3 minute read

Execution Compliance may be about more than you think

When the workforce management industry talks about task management and execution compliance tools, the emphasis is typically on how they can improve adherence of the workforce to following the prescribed plan. The tools are heralded as a window into what exactly is happening where the rubber meets the road – a window that allows those driving operational execution to determine who is performing as planned and where corrective action and coaching must be applied to increase compliance. But is that message – low execution compliance infers an issue with untrained or poorly performing people – missing the mark in some cases?

Merriam-Webster defines Execution as “the act of doing or performing something,” and Compliance as “the act or process of doing what you have been asked or ordered to do.” Together, we can cobble together a rudimentary definition of Execution Compliance as “the act or process of performing something as you have been asked or ordered to do.” But what if the ask is too cumbersome, or doesn’t reflect the reality that your workforce is operating in?

Should process and business managers take lower-than-expected compliance metrics and immediately try to fix people, or, should they use those metrics to further analyze the system and determine if there is an opportunity for improvement?

In Kevin McManus’ article Finding Effective Fixes (Industrial Engineer, Vol. 48, No. 4), he posits the following: “System fixes are much more sustainable and have a broader reach, but they always require more resources to install. Or do they? System fixes don’t have to be costly, but it helps if they are creative. And do we know the real financial inflows and outflows of the errors we are trying to reduce with these improvements?”

It is common for individuals in workforce management to take action to correct people – remind the workforce of the proper method, admonish poor adherence, develop penalties for non-compliers – rather than use the insight to identify the root cause of the non-compliance and improve the system, thus improving the results.

Every industry has critical tasks that require high-levels of compliance. Whether it is a retail grocer performing temperature checks on products, a big-box retailer responding to an urgent product safety recall, or a distribution operation performing necessary safety inspections, optimal performance in these areas is a necessity, not a luxury.

Having a task management, execution compliance and reporting system containing industry best-practice audits, checklists, and inspections is a toolset – what you do with the toolset ultimately determines the value and worth of the system and program. If your organization is seeing poor compliance in a particular area the impacts could be severe – the health and safety of your consumers and workforce first and foremost, followed by areas such as liability, customer satisfaction, efficiency – all of which impact the health and performance of your business.

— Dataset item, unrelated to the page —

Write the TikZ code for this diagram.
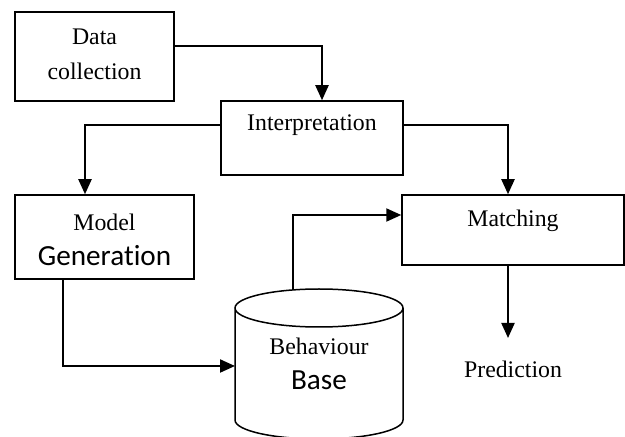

Identifying non-compliance is an important first step and should not be understated – but the decisions that you make once that non-compliance is identified are even more important. Non-compliance should be seen as an opportunity to foster improvement. In the same article, McManus states:
“Fixing systems produces more lasting results, but we often don’t invest the time or the right type of thinking to find creative, system-focused and more effective solutions.”

Once non-compliance is identified, you and your team should ask yourselves the following questions:

  1. Is the system or process we are asking to be followed realistic within our workforce’s day-to-day operation?
  2. Is there a more efficient or easier process that we can prescribe to enable compliance for this task?
  3. Have we provided the optimal conditions and tools to allow success and compliance for this process?

More importantly, you and your team should ask your workforce those same questions and sincerely listen to their feedback. Your workforce, executing on the plan within the confines of your actual environments, are the foremost experts on what is actually happening where that rubber meets the road.

There will always be cases of non-compliance that represent people issues – lack of proper training, misunderstanding of importance of following the proper method, and many other management challenges, but when trends arise in non-compliance the system may actually be the root cause. Taking this as an opportunity to refine the process – the system – to greater facilitate ease of understanding and execution by the workforce may be more effective in driving compliance than trying to refine the workforce – the people – itself. It just may yield other results as well, including reductions in labor costs, increased customer satisfaction and reduced turnover.

Maybe execution compliance represents a bigger opportunity than you originally thought, after all.